I recently moved to Singapore and almost immediately found myself involved in an international arbitration hearing. After one very long day I jumped in a taxi and to my surprise the taxi driver asked me: “Which way do you want to go?” This is not something that a taxi driver had ever asked me in the UK, so I simply replied: “Whichever way is the quickest!”

It got me thinking about international contracting. Parties often get into difficulties because what one party considers “normal” practice in one jurisdiction can actually be very different in another. Often the only common consensus is that the parties want their dispute resolved as quickly as possible.

Unfortunately the dispute resolution clauses (which are almost always found at the end of any contract) do not always get the time or attention that they deserve before the contract is signed. This can lead to an unnecessarily slow, complicated and expensive dispute process.

If you are intending to include international arbitration as one of the options for dispute resolution, here are some steps you could follow:

1. Consider all of the parties and whether you will be able to enforce an arbitration award and recover monies if matters go wrong. Ask yourself:

i) Is the owner/employer good for the money or do they have assets?
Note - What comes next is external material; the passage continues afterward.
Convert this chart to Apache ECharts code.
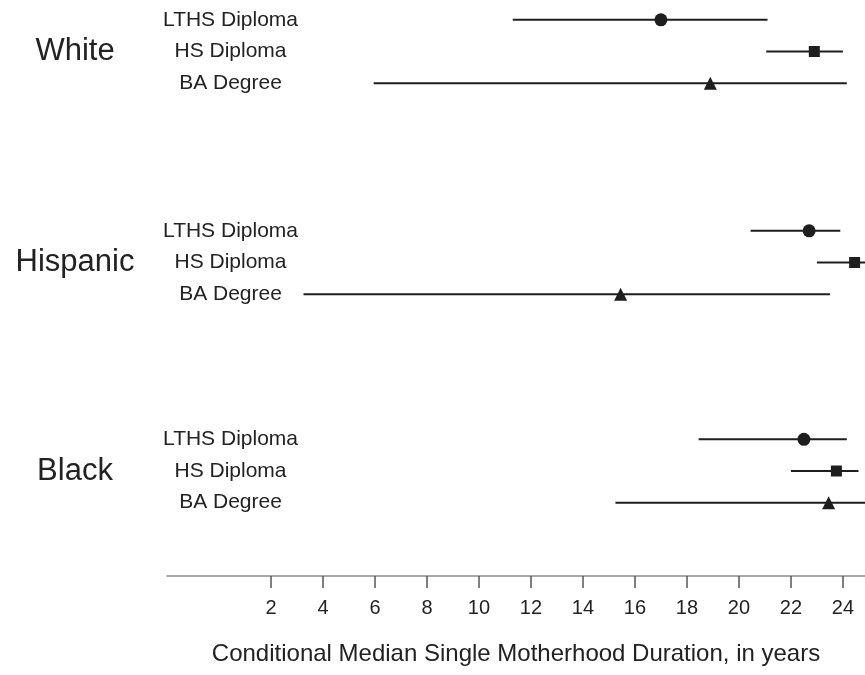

ii) Is the owner/employer a state entity? This could make bringing claims and enforcement very difficult, particularly if you want to continue working in that country.

Is the arbitration agreement valid under national laws and treaties? The arbitration agreement usually needs to be in writing but under the revised Model Law 2006 it can be oral and this could be a risk, so make sure the contract specifies the desired procedure.
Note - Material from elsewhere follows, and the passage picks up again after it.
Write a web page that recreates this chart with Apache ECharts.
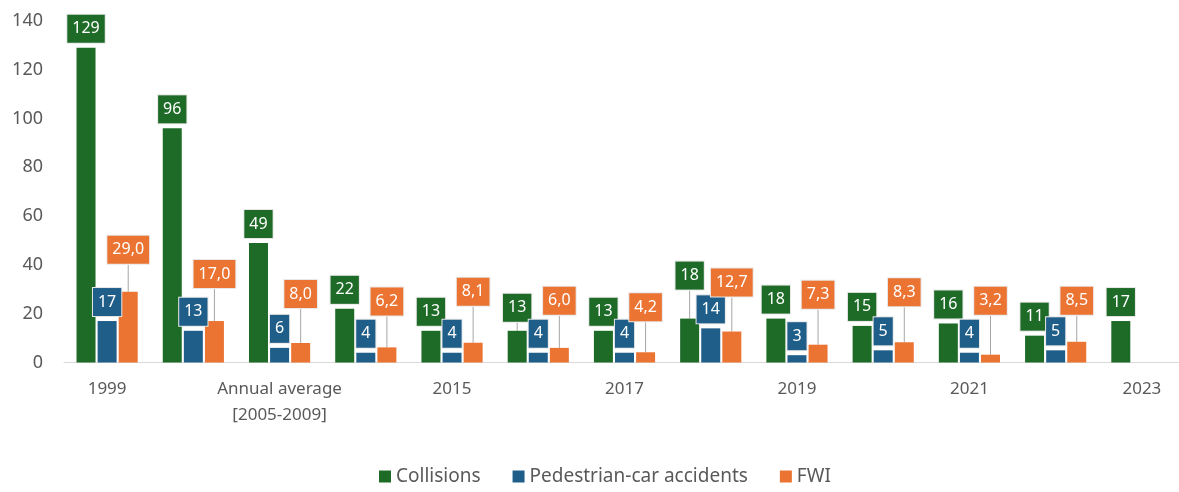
<!DOCTYPE html>
<html>
<head>
<meta charset="utf-8">
<script src="https://cdn.jsdelivr.net/npm/echarts@6/dist/echarts.min.js"></script>
<style>
  html, body { margin: 0; padding: 0; background: #ffffff; }
  #chart { width: 1179px; height: 492px; }
</style>
</head>
<body>
<div id="chart"></div>
<script>
// Categories along the x axis (every other name is printed)
const categories = ['1999', '2004', 'Annual average\n[2005-2009]', '2014', '2015', '2016',
  '2017', '2018', '2019', '2020', '2021', '2022', '2023'];

// Series values
const collisions = [129, 96, 49, 22, 13, 13, 13, 18, 18, 15, 16, 11, 17];
const pedestrianCar = [17, 13, 6, 4, 4, 4, 4, 14, 3, 5, 4, 5, null];
const fwi = [29.0, 17.0, 8.0, 6.2, 8.1, 6.0, 4.2, 12.7, 7.3, 8.3, 3.2, 8.5, null];

// Value axis ticks
const yTicks = [0, 20, 40, 60, 80, 100, 120, 140];

// Colours
const GREEN = '#1e6b28';
const BLUE = '#205e8a';
const ORANGE = '#ec7433';
const TEXT = '#595959';
const FONT = '"Noto Sans", "Open Sans", sans-serif';

// Callouts lifted above their bars (pixels), joined back by a leader line
const calloutLift = {
  Collisions: { 5: 4, 7: 24 },
  FWI: { 0: 23, 1: 28, 2: 30, 3: 27, 4: 32, 5: 28, 6: 26, 7: 30, 8: 31, 9: 31, 10: 35, 11: 22 }
};

const leader = { show: true, lineStyle: { color: '#a6a6a6', width: 1 } };

function buildData(name, values) {
  const lifts = calloutLift[name] || {};
  return values.map((v, i) => (lifts[i] != null ? { value: v, labelLine: leader } : v));
}

function calloutLabel(color, decimals) {
  return {
    show: true,
    position: 'top',
    distance: 5,
    color: '#ffffff',
    fontFamily: FONT,
    fontSize: 16,
    lineHeight: 18,
    backgroundColor: color,
    borderColor: '#e8e8e8',
    borderWidth: 1,
    padding: [5, 5],
    formatter: (p) => (p.value == null ? '' :
      (decimals ? Number(p.value).toFixed(decimals).replace('.', ',') : String(p.value)))
  };
}

function liftLayout(name) {
  const lifts = calloutLift[name] || {};
  return (params) => {
    const dy = lifts[params.dataIndex];
    return dy ? { dy: -dy } : {};
  };
}

function barSeries(name, values, color, decimals) {
  return {
    name: name,
    type: 'bar',
    data: buildData(name, values),
    barWidth: 19,
    barGap: '11%',
    itemStyle: { color: color },
    label: calloutLabel(color, decimals),
    labelLine: { show: false, lineStyle: { color: '#a6a6a6', width: 1 } },
    labelLayout: liftLayout(name),
    animation: false
  };
}

const chart = echarts.init(document.getElementById('chart'), null, { renderer: 'canvas' });

chart.setOption({
  backgroundColor: '#ffffff',
  animation: false,
  grid: {
    left: 64,
    top: 21,
    width: 1121,
    height: 341.5,
    containLabel: false,
    outerBoundsMode: 'none'
  },
  legend: {
    bottom: 1,
    left: 374,
    icon: 'rect',
    itemWidth: 12,
    itemHeight: 12,
    itemGap: 32,
    textStyle: { color: TEXT, fontFamily: FONT, fontSize: 19 },
    data: ['Collisions', 'Pedestrian-car accidents', 'FWI']
  },
  xAxis: {
    type: 'category',
    data: categories,
    axisLine: { show: true, lineStyle: { color: '#d9d9d9', width: 1 } },
    axisTick: { show: false },
    axisLabel: {
      interval: 1,
      color: TEXT,
      fontFamily: FONT,
      fontSize: 17,
      lineHeight: 26,
      margin: 14
    }
  },
  yAxis: {
    type: 'value',
    min: yTicks[0],
    max: yTicks[yTicks.length - 1],
    interval: yTicks[1] - yTicks[0],
    axisLine: { show: false },
    axisTick: { show: false },
    splitLine: { show: false },
    axisLabel: { color: TEXT, fontFamily: FONT, fontSize: 18, margin: 21 }
  },
  series: [
    barSeries('Collisions', collisions, GREEN, 0),
    barSeries('Pedestrian-car accidents', pedestrianCar, BLUE, 0),
    Object.assign(barSeries('FWI', fwi, ORANGE, 1), { labelLine: leader })
  ]
});
</script>
</body>
</html>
Check local law issues; check on relevant corporate law (for example, in Turkey special powers of attorney are required). Can the local government department actually submit to arbitration?

Best practice is to ensure you have a valid arbitration agreement when you contract.

2. Where is the seat of the arbitration? This is much more important than people often realise, because it determines: procedural rules and rules of evidence; privilege; safety (of the people involved in and conducting the dispute); legal infrastructure (do you have a good choice of arbitrators, lawyers and suitable venues?); appeals; and court interference.

3. Consider other contract dispute resolution structures. Often there are tiered dispute resolution procedures, but standard timetables can make the overall process too slow.
Best practice is to reduce the number of tiers and/or reduce the timescales.

4. Consider which procedural rules and appointing bodies to use. Administered arbitration makes dealing with the administration easier, but
can be expensive and slow.

Non-administered arbitration (UNCITRAL or ad hoc arbitration) can be cheaper and faster.

5. Think carefully about the application of the law and the language of the arbitration.

Major differences in the application of the law include the approach to good faith, penalties, interest and notices.

It is also important to select the language of arbitration at the outset, otherwise this could result in protracted arguments at the start of any dispute.

Take note of the above when drafting and you can “relax la” (as they would say here in Singapore) knowing that your procedures are in place so that you can get to your desired conclusion in the quickest way possible.